What you will do: Begin with the first line of the material and copy each line word for word through the line that contains "const pathY = [-3, -3, 28.6, 28.6, -3];"; the pictures are left out.

-- START The records --

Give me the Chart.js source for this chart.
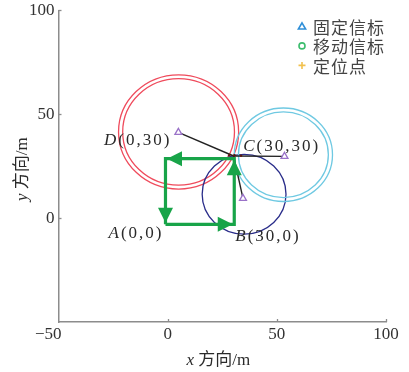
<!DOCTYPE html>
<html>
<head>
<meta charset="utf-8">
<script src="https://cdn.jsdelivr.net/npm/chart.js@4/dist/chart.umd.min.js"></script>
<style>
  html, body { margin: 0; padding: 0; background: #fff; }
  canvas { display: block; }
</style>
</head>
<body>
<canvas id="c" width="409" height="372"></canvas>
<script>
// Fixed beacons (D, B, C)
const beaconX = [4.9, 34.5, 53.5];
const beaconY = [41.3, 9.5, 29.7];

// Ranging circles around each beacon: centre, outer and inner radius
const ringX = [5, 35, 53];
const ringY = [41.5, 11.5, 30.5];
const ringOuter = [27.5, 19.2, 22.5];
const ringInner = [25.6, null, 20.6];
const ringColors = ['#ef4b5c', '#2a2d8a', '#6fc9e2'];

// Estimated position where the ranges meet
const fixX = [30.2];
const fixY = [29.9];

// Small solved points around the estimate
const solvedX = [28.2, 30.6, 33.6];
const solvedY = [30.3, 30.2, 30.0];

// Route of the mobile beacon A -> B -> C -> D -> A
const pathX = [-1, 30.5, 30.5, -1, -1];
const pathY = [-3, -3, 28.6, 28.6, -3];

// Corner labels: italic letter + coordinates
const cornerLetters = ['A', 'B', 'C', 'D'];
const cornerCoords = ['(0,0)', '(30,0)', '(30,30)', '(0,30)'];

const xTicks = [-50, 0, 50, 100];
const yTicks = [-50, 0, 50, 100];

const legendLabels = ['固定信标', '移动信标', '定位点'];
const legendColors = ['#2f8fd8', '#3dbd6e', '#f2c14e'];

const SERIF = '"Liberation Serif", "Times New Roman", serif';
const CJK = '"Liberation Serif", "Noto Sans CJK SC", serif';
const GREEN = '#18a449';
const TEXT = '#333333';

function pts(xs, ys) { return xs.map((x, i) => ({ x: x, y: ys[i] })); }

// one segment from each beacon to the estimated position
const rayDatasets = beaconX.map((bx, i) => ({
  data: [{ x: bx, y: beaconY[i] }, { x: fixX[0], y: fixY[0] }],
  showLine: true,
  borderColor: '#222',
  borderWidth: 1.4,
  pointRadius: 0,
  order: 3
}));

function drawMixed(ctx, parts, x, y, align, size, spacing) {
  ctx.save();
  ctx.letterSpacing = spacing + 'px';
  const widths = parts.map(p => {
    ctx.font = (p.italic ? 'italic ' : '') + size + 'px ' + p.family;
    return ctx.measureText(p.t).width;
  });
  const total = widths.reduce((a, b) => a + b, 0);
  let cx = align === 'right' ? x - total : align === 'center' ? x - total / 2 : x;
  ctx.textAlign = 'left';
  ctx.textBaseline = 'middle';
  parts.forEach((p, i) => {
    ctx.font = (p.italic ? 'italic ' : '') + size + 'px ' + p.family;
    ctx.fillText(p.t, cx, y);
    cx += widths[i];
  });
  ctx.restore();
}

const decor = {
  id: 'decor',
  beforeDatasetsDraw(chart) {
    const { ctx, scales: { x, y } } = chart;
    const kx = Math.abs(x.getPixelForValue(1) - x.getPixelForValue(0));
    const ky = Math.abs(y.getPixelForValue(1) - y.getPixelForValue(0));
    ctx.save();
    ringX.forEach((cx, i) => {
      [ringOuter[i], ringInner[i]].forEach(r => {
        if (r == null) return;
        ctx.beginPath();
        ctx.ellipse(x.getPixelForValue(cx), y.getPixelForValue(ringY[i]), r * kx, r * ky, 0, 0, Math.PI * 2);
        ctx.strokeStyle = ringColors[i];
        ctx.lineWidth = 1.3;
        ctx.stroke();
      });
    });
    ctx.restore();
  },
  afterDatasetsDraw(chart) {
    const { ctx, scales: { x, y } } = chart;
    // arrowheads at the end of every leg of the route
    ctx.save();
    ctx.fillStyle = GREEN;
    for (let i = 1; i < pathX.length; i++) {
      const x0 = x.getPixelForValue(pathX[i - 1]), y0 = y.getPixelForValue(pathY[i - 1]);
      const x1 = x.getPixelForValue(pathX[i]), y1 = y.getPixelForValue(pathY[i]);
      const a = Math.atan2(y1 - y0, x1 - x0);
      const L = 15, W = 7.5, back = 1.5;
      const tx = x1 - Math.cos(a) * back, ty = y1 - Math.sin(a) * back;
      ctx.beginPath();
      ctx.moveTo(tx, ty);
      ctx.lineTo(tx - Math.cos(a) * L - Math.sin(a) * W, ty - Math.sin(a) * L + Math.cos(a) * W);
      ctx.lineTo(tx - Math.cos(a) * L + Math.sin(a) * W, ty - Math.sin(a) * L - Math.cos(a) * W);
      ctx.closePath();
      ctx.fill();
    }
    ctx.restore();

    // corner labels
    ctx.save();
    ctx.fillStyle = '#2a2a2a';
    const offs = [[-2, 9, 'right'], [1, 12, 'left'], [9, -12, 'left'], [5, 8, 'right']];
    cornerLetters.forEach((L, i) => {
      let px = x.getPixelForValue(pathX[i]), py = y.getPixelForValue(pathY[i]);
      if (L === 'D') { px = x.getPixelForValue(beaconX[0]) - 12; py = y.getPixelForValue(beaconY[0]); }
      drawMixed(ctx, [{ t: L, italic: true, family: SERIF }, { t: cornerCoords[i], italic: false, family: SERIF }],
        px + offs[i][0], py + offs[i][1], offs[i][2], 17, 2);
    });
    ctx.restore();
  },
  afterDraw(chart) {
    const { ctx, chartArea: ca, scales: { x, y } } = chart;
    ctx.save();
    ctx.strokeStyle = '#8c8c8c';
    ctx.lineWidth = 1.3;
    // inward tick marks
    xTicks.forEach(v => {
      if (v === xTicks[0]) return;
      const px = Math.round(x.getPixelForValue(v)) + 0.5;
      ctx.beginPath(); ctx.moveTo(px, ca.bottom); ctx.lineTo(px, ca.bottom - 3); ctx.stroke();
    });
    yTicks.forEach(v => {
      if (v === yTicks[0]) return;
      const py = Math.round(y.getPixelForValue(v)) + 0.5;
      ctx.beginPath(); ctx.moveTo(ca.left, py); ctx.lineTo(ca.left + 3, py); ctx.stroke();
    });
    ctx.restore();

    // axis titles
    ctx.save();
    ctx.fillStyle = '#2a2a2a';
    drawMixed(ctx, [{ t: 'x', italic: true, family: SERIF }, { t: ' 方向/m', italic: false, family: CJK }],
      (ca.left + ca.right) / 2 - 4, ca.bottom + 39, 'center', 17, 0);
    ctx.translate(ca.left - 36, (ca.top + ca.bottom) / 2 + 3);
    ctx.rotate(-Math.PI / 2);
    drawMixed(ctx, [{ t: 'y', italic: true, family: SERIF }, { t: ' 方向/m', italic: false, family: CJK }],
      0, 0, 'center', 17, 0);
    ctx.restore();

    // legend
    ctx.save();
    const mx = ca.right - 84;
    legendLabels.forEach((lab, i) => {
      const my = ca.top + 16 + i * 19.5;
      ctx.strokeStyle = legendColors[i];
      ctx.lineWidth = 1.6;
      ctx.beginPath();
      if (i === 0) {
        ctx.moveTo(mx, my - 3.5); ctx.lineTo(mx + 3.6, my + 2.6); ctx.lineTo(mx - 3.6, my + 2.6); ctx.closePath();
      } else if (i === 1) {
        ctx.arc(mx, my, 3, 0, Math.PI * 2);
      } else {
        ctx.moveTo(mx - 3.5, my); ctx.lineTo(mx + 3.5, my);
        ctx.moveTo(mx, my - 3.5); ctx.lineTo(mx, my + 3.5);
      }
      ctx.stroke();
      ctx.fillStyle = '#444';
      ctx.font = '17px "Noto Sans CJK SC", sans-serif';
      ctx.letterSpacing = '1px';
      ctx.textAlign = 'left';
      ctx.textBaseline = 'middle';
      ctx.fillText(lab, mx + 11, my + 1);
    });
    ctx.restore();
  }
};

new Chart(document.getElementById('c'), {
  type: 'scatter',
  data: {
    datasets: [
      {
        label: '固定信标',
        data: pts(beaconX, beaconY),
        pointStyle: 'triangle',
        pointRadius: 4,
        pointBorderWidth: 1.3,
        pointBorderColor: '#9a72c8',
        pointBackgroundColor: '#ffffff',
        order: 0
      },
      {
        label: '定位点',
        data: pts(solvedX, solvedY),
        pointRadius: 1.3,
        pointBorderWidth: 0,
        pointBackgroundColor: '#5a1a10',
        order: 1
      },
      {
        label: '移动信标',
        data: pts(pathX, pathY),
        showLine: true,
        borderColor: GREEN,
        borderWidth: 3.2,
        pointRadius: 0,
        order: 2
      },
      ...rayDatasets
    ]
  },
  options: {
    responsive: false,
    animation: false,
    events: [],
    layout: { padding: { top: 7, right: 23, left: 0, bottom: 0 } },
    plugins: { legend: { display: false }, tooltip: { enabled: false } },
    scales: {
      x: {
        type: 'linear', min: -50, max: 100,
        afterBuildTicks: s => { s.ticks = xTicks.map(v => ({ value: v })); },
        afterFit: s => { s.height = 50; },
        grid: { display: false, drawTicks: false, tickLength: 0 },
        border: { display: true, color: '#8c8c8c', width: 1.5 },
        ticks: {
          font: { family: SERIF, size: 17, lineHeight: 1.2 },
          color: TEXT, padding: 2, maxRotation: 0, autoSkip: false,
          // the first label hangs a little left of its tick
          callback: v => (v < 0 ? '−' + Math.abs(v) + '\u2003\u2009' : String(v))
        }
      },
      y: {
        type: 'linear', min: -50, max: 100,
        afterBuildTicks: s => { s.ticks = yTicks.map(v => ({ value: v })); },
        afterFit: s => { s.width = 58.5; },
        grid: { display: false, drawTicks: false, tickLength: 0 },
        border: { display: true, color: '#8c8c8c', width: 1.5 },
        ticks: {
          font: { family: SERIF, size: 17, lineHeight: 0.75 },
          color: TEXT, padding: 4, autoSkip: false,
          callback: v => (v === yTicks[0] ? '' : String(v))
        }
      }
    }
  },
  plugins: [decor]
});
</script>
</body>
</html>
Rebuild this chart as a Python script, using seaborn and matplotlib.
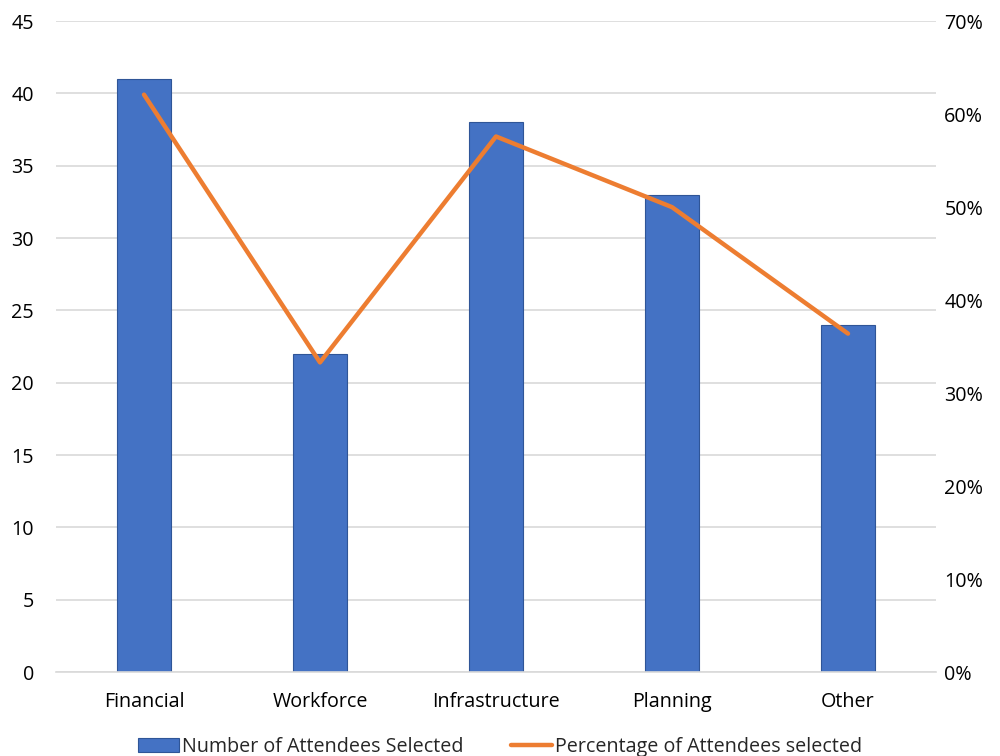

-- END The records --

Full answer:
Give me the Chart.js source for this chart.
<!DOCTYPE html>
<html>
<head>
<meta charset="utf-8">
<script src="https://cdn.jsdelivr.net/npm/chart.js@4/dist/chart.umd.min.js"></script>
<style>
  html, body { margin: 0; padding: 0; background: #fff; }
  canvas { display: block; }
</style>
</head>
<body>
<canvas id="c" width="409" height="372"></canvas>
<script>
// Fixed beacons (D, B, C)
const beaconX = [4.9, 34.5, 53.5];
const beaconY = [41.3, 9.5, 29.7];

// Ranging circles around each beacon: centre, outer and inner radius
const ringX = [5, 35, 53];
const ringY = [41.5, 11.5, 30.5];
const ringOuter = [27.5, 19.2, 22.5];
const ringInner = [25.6, null, 20.6];
const ringColors = ['#ef4b5c', '#2a2d8a', '#6fc9e2'];

// Estimated position where the ranges meet
const fixX = [30.2];
const fixY = [29.9];

// Small solved points around the estimate
const solvedX = [28.2, 30.6, 33.6];
const solvedY = [30.3, 30.2, 30.0];

// Route of the mobile beacon A -> B -> C -> D -> A
const pathX = [-1, 30.5, 30.5, -1, -1];
const pathY = [-3, -3, 28.6, 28.6, -3];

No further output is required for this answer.